Like the rest of the car, the interior is in good shape. A TRD/Nardi steering wheel and gearshift knob are nice touches
The Corolla also appears to be clean underneath, as we have yet to spot any rust or problem areas. (Knock on wood.)

With our Corolla home in sunny Central Florida, we could finally wash the car and see exactly what we have. We’re happy to report that we found a few pleasant surprises.

For one, we seem to have every piece of paper ever drawn up on this car, going back to its 10,000-mile service. This paper trail continues through several different owners, and we seem to have a receipt for every oil change, light bulb, smog inspection and a/c tune-up. We even have some gas receipts. Fortunately, we haven’t found receipts for major bodywork or bizarre satanic rituals.

Since the car’s most recent owner was Toyota Racing Development, the Corolla came blessed with some neat hop-up parts. Inside we have a TRD/Nardi steering wheel and shift knob. Aside from the TRD pieces, the rest of the interior is incredibly clean, especially for a car with 145,016 miles showing on the odometer. One of the rear headrests needs some attention, so the car will soon head to a local upholsterer.

There are more TRD parts located under the car, including sport springs, Bilstein shock absorbers/strut inserts, short-shift kit, 1.5-way limited-slip differential and 5.37:1 final drive. (If all of our paperwork is true, then we may have some more TRD parts on the car, but we need to first verify their existence.)
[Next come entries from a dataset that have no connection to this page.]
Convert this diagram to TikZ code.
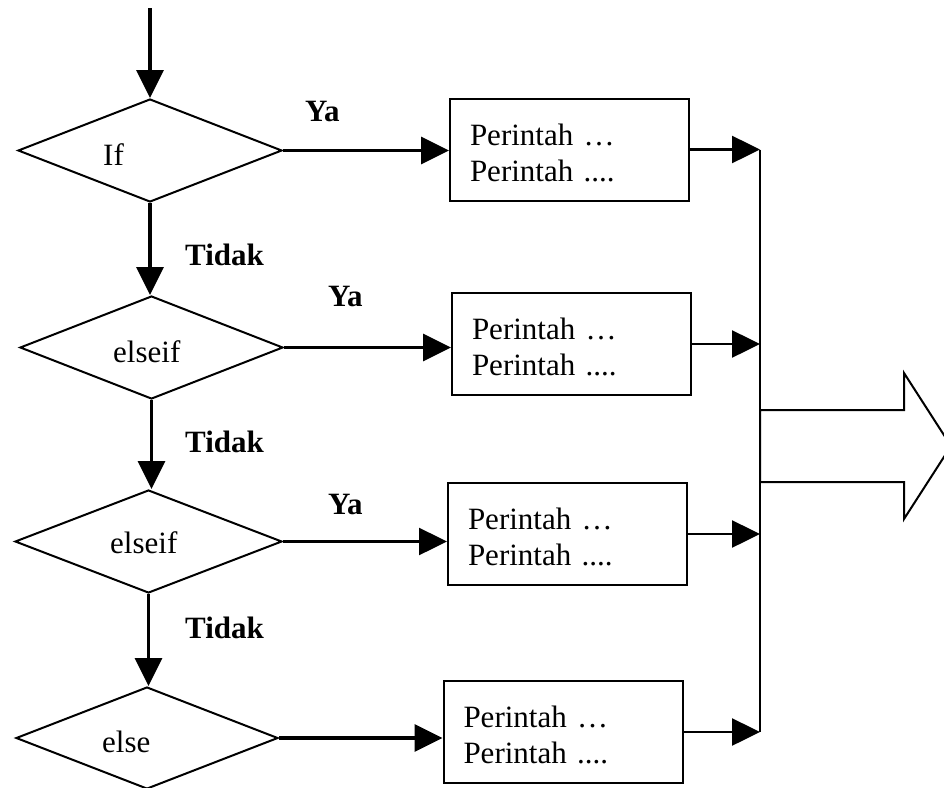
\documentclass[tikz,border=0pt]{standalone}
\usepackage{fontspec}
\setmainfont{Liberation Serif}
\usetikzlibrary{arrows.meta,shapes.geometric}

\tikzset{
  cond/.style={draw, diamond, line width=2pt, inner sep=0pt},
  cmd/.style={draw, rectangle, line width=2pt, minimum width=239pt, minimum height=102pt,
              text width=199pt, inner xsep=20pt, align=left,
              execute at begin node={\rule{0pt}{28pt}}},
  lbl/.style={anchor=base west, inner sep=0pt},
  arr/.style={-{Triangle[length=28pt,width=27pt]}, line width=3.5pt},
  thinarr/.style={arr, line width=2.5pt}
}

\begin{document}
\fontsize{31}{36}\selectfont
\begin{tikzpicture}[x=1pt, y=-1pt]
    \clip (0,0) rectangle (944,787);
    % conditions
    \node[cond, minimum width=264pt, minimum height=103pt] (d1) at (150,150.5) {};
    \node[cond, minimum width=263pt, minimum height=103pt] (d2) at (151.5,347.5) {};
    \node[cond, minimum width=267pt, minimum height=103pt] (d3) at (148.5,541.5) {};
    \node[cond, minimum width=262pt, minimum height=102pt] (d4) at (147,738) {};
    \node[lbl] (t1) at (103,165) {If};
    \node[lbl] (t2) at (113,362) {elseif};
    \node[lbl] (t3) at (110,553) {elseif};
    \node[lbl] (t4) at (102,752) {else};
    % statement blocks
    \node[cmd] (b1) at (569.5,149.5) {Perintah …\\Perintah ....};
    \node[cmd] (b2) at (571.5,344) {Perintah …\\Perintah ....};
    \node[cmd] (b3) at (567.5,534) {Perintah …\\Perintah ....};
    \node[cmd] (b4) at (563,732) {Perintah …\\Perintah ....};
    % branch labels
    \node[lbl, font=\bfseries] (ya1) at (305,121) {Ya};
    \node[lbl, font=\bfseries] (ya2) at (328,306) {Ya};
    \node[lbl, font=\bfseries] (ya3) at (328,514) {Ya};
    \node[lbl, font=\bfseries] (no1) at (185,265) {Tidak};
    \node[lbl, font=\bfseries] (no2) at (185,452) {Tidak};
    \node[lbl, font=\bfseries] (no3) at (185,638) {Tidak};
    \coordinate (start) at (150,8);
    \coordinate (bus) at (760,0);
    % flow
    \draw[arr] (start) -- (d1.north);
    \draw[arr] (d1.south) -- (d1.south |- d2.north);
    \draw[arr] (d2.south) -- (d2.south |- d3.north);
    \draw[arr] (d3.south) -- (d3.south |- d4.north);
    \draw[arr] (d1.east) -- (d1.east -| b1.west);
    \draw[arr] (d2.east) -- (d2.east -| b2.west);
    \draw[thinarr] (d3.east) -- (d3.east -| b3.west);
    \draw[arr] (d4.east) -- (d4.east -| b4.west);
    \foreach \b in {b1,b2,b3,b4}
      \draw[thinarr] (\b.east) -- (\b.east -| bus);
    \draw[line width=2pt] (b1.east -| bus) -- (b4.east -| bus);
    % output arrow
    \draw[line width=2pt] (760,410) -- (904,410) -- (904,373) -- (951,446)
      -- (904,519) -- (904,482) -- (760,482) -- cycle;
\end{tikzpicture}
\end{document}
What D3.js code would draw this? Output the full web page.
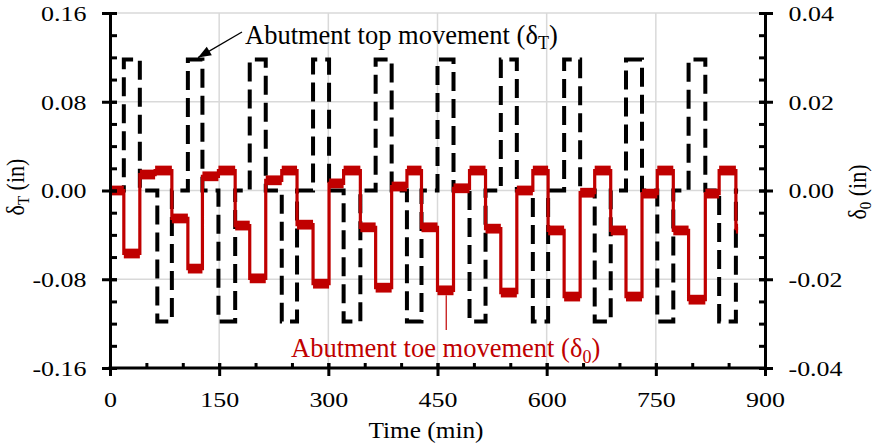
<!DOCTYPE html>
<html><head><meta charset="utf-8">
<script src="https://cdn.jsdelivr.net/npm/d3@7"></script>
<style>body{margin:0;background:#fff} svg{display:block}</style>
</head><body>
<svg id="c" width="878" height="444"></svg>
<script>
// ---------- data ----------
const timeTicks = [0, 150, 300, 450, 600, 750, 900];
const timeMinor = [0, 50, 100, 150, 200, 250, 300, 350, 400, 450, 500, 550, 600, 650, 700, 750, 800, 850, 900];
const topTicks = [-0.16, -0.08, 0, 0.08, 0.16];
const topMinor = [-0.16, -0.14, -0.12, -0.10, -0.08, -0.06, -0.04, -0.02, 0, 0.02, 0.04, 0.06, 0.08, 0.10, 0.12, 0.14, 0.16];
const toeTicks = [-0.04, -0.02, 0, 0.02, 0.04];
const toeMinor = [-0.04, -0.035, -0.03, -0.025, -0.02, -0.015, -0.01, -0.005, 0, 0.005, 0.01, 0.015, 0.02, 0.025, 0.03, 0.035, 0.04];

// Abutment top movement (δT, in) – step starts (min) and levels
const topTimes = [0, 19, 41, 65, 85, 107, 127, 149, 172, 192, 214, 236, 257, 279, 301, 321, 344, 365, 387, 408, 428,
                  450, 472, 494, 516, 537, 559, 581, 602, 624, 646, 666, 688, 709, 731, 752, 774, 795, 818, 837, 860];
const topLevels = [0, 0.118, 0, -0.118, 0, 0.118, 0, -0.118, 0, 0.118, 0, -0.118, 0, 0.118, 0, -0.118, 0, 0.118, 0, -0.118, 0,
                   0.118, 0, -0.118, 0, 0.118, 0, -0.118, 0, 0.118, 0, -0.118, 0, 0.118, 0, -0.118, 0, 0.118, 0, -0.118, 0];
// Abutment toe movement (δ0, in)
const toeTimes = [0, 19, 41, 62, 85, 107, 127, 149, 172, 192, 214, 236, 257, 279, 301, 321, 344, 365, 387, 408, 428,
                  450, 472, 494, 516, 537, 559, 581, 602, 624, 646, 666, 688, 709, 731, 752, 774, 795, 818, 837, 860];
const toeLevels = [0, -0.0142, 0.0036, 0.0045, -0.0063, -0.0176, 0.0032, 0.0045, -0.0079, -0.0198, 0.0023, 0.0045,
                   -0.0077, -0.0210, 0.0016, 0.0045, -0.0083, -0.0219, 0.0009, 0.0045, -0.0083, -0.0225, 0.0005, 0.0045,
                   -0.0086, -0.0230, 0.0000, 0.0045, -0.0090, -0.0239, -0.0005, 0.0045, -0.0090, -0.0239, -0.0007, 0.0045,
                   -0.0090, -0.0246, -0.0007, 0.0045, -0.0086];
const endTime = 863;
const toeNoise = 0.0011;     // half-width of the measured noise band (in)
const topArrowAt = [121, 0.118];
const toeLeaderAt = 462;

// ---------- layout ----------
const F = "'Liberation Serif','Times New Roman',serif";
const RED = "#C00000";
const svg = d3.select("#c");
const x = d3.scaleLinear([0, 900], [110, 765]);
const yL = d3.scaleLinear([-0.16, 0.16], [368, 13]);
const yR = d3.scaleLinear([-0.04, 0.04], [368, 13]);

// grid
const grid = svg.append("g").attr("stroke", "#d9d9d9").attr("stroke-width", 1.5);
grid.selectAll(".gx").data(timeTicks.slice(1, -1)).join("line")
  .attr("x1", d => x(d)).attr("x2", d => x(d)).attr("y1", yL(0.16)).attr("y2", yL(-0.16));
grid.selectAll(".gy").data(topTicks.slice(1)).join("line")
  .attr("y1", d => yL(d)).attr("y2", d => yL(d)).attr("x1", x(0)).attr("x2", x(900));

// series
const stepPts = (ts, vs) => ts.map((t, i) => [t, vs[i]]).concat([[endTime, vs[vs.length - 1]]]);
svg.append("path")
  .attr("d", d3.line().x(d => x(d[0])).y(d => yL(d[1])).curve(d3.curveStepAfter)(stepPts(topTimes, topLevels)))
  .attr("fill", "none").attr("stroke", "#000").attr("stroke-width", 4).attr("stroke-dasharray", "19,8");

const toeG = svg.append("g");
toeG.selectAll("rect").data(toeTimes).join("rect")
  .attr("x", (t) => x(t))
  .attr("width", (t, i) => x(i + 1 < toeTimes.length ? toeTimes[i + 1] : endTime) - x(t))
  .attr("y", (t, i) => yR(toeLevels[i] + toeNoise))
  .attr("height", (t, i) => yR(toeLevels[i] - toeNoise) - yR(toeLevels[i] + toeNoise))
  .attr("fill", RED);
toeG.append("path")
  .attr("d", d3.line().x(d => x(d[0])).y(d => yR(d[1])).curve(d3.curveStepAfter)(stepPts(toeTimes, toeLevels)))
  .attr("fill", "none").attr("stroke", RED).attr("stroke-width", 3.2);

// axes
function styleAxis(g) {
  g.attr("font-family", F).attr("font-size", 22);
  g.selectAll("line").attr("stroke", "#000").attr("stroke-width", 3);
  g.selectAll("path.domain").attr("stroke", "#000").attr("stroke-width", 3);
}
// left
const gl = svg.append("g").attr("transform", `translate(${x(0)},0)`);
gl.call(d3.axisLeft(yL).tickValues(topMinor).tickSize(-7).tickSizeOuter(0).tickFormat(""));
gl.call(g => g.select(".domain").remove());
const gl2 = svg.append("g").attr("transform", `translate(${x(0)},0)`);
gl2.call(d3.axisLeft(yL).tickValues(topTicks).tickSize(8).tickSizeOuter(0).tickFormat(d => d.toFixed(2)));
gl2.selectAll(".tick line").attr("x2", -8).attr("x1", 7);
gl2.selectAll(".tick text").attr("x", null).attr("dy", null).attr("fill", "#000")
  .attr("transform", "translate(-23.5,7.4) scale(1.18,1)");
styleAxis(gl); styleAxis(gl2);

// right
const gr = svg.append("g").attr("transform", `translate(${x(900)},0)`);
gr.call(d3.axisRight(yR).tickValues(toeMinor).tickSize(-6).tickSizeOuter(0).tickFormat(""));
gr.call(g => g.select(".domain").remove());
const gr2 = svg.append("g").attr("transform", `translate(${x(900)},0)`);
gr2.call(d3.axisRight(yR).tickValues(toeTicks).tickSize(8).tickSizeOuter(0).tickFormat(d => d.toFixed(2)));
gr2.selectAll(".tick line").attr("x1", -6);
gr2.selectAll(".tick text").attr("x", null).attr("dy", null).attr("fill", "#000")
  .attr("transform", "translate(23.5,7.4) scale(1.18,1)");
styleAxis(gr); styleAxis(gr2);

// bottom
const gb = svg.append("g").attr("transform", `translate(0,${yL(-0.16)})`);
gb.call(d3.axisBottom(x).tickValues(timeMinor).tickSize(-5).tickSizeOuter(0).tickFormat(""));
gb.call(g => g.select(".domain").remove());
const gb2 = svg.append("g").attr("transform", `translate(0,${yL(-0.16)})`);
gb2.call(d3.axisBottom(x).tickValues(timeTicks).tickSize(8).tickSizeOuter(0).tickFormat(d => d));
gb2.selectAll(".tick line").attr("y1", -5);
gb2.selectAll(".tick text").attr("y", null).attr("dy", null).attr("fill", "#000")
  .attr("transform", "translate(0,39) scale(1.18,1)");
styleAxis(gb); styleAxis(gb2);
gb2.select(".domain").attr("d", `M${x(0) - 1.5},0H${x(900) + 1.5}`);

// axis titles
svg.append("text").attr("font-family", F).attr("font-size", 23).attr("text-anchor", "middle")
  .attr("transform", "translate(426,438) scale(1.1,1)").text("Time (min)");

function subText(sel, main, sub, rest, size) {
  sel.append("tspan").text(main);
  sel.append("tspan").attr("font-size", size * 0.68).attr("dy", size * 0.22).text(sub);
  sel.append("tspan").attr("dy", -size * 0.22).text(rest);
}
const tl = svg.append("text").attr("font-family", F).attr("font-size", 22).attr("text-anchor", "middle")
  .attr("transform", "translate(24,187) scale(1.1,1) rotate(-90)");
subText(tl, "δ", "T", " (in)", 22);
const tr = svg.append("text").attr("font-family", F).attr("font-size", 22).attr("text-anchor", "middle")
  .attr("transform", "translate(866,192) scale(1.1,1) rotate(-90)");
subText(tr, "δ", "0", " (in)", 22);

// annotations
const a1 = svg.append("text").attr("font-family", F).attr("font-size", 26.5)
  .attr("x", 245).attr("y", 43.5);
subText(a1, "Abutment top movement (δ", "T", ")", 26.5);
const tip = [x(topArrowAt[0]), yL(topArrowAt[1]) - 2];
const st = [242, 32];
svg.append("line").attr("x1", st[0]).attr("y1", st[1]).attr("x2", tip[0]).attr("y2", tip[1])
  .attr("stroke", "#000").attr("stroke-width", 1.3);
{
  const dx = tip[0] - st[0], dy = tip[1] - st[1], L = Math.hypot(dx, dy);
  const ux = dx / L, uy = dy / L, len = 13, hw = 5;
  const bx = tip[0] - ux * len, by = tip[1] - uy * len;
  svg.append("polygon").attr("points",
    `${tip[0]},${tip[1]} ${bx - uy * hw},${by + ux * hw} ${bx + uy * hw},${by - ux * hw}`).attr("fill", "#000");
}
const a2 = svg.append("text").attr("font-family", F).attr("font-size", 26.5).attr("fill", RED)
  .attr("x", 291).attr("y", 357);
subText(a2, "Abutment toe movement (δ", "0", ")", 26.5);
svg.append("line").attr("x1", x(toeLeaderAt)).attr("x2", x(toeLeaderAt))
  .attr("y1", yR(-0.0225 - toeNoise)).attr("y2", 330).attr("stroke", RED).attr("stroke-width", 1.2);
</script>
</body></html>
While clean, the car does have a few used-car bugs that need attention. For one, right now we’re riding around on three no-name tires and one dry-rotted Dunlop. Amazing these tires survived their cross-country journey. Soon we hope to upgrade to 15-inch tires, but right now we’re looking at our options regarding wheels. Old-school or modern?

Our water pump also is on its last legs, as it weeps.

We also need to assess the condition of the clutch and transmission. Both were finicky during the cross-country drive, but their attitude has improved once in Florida. We know car problems rarely fix themselves, but this one has left us scratching our heads.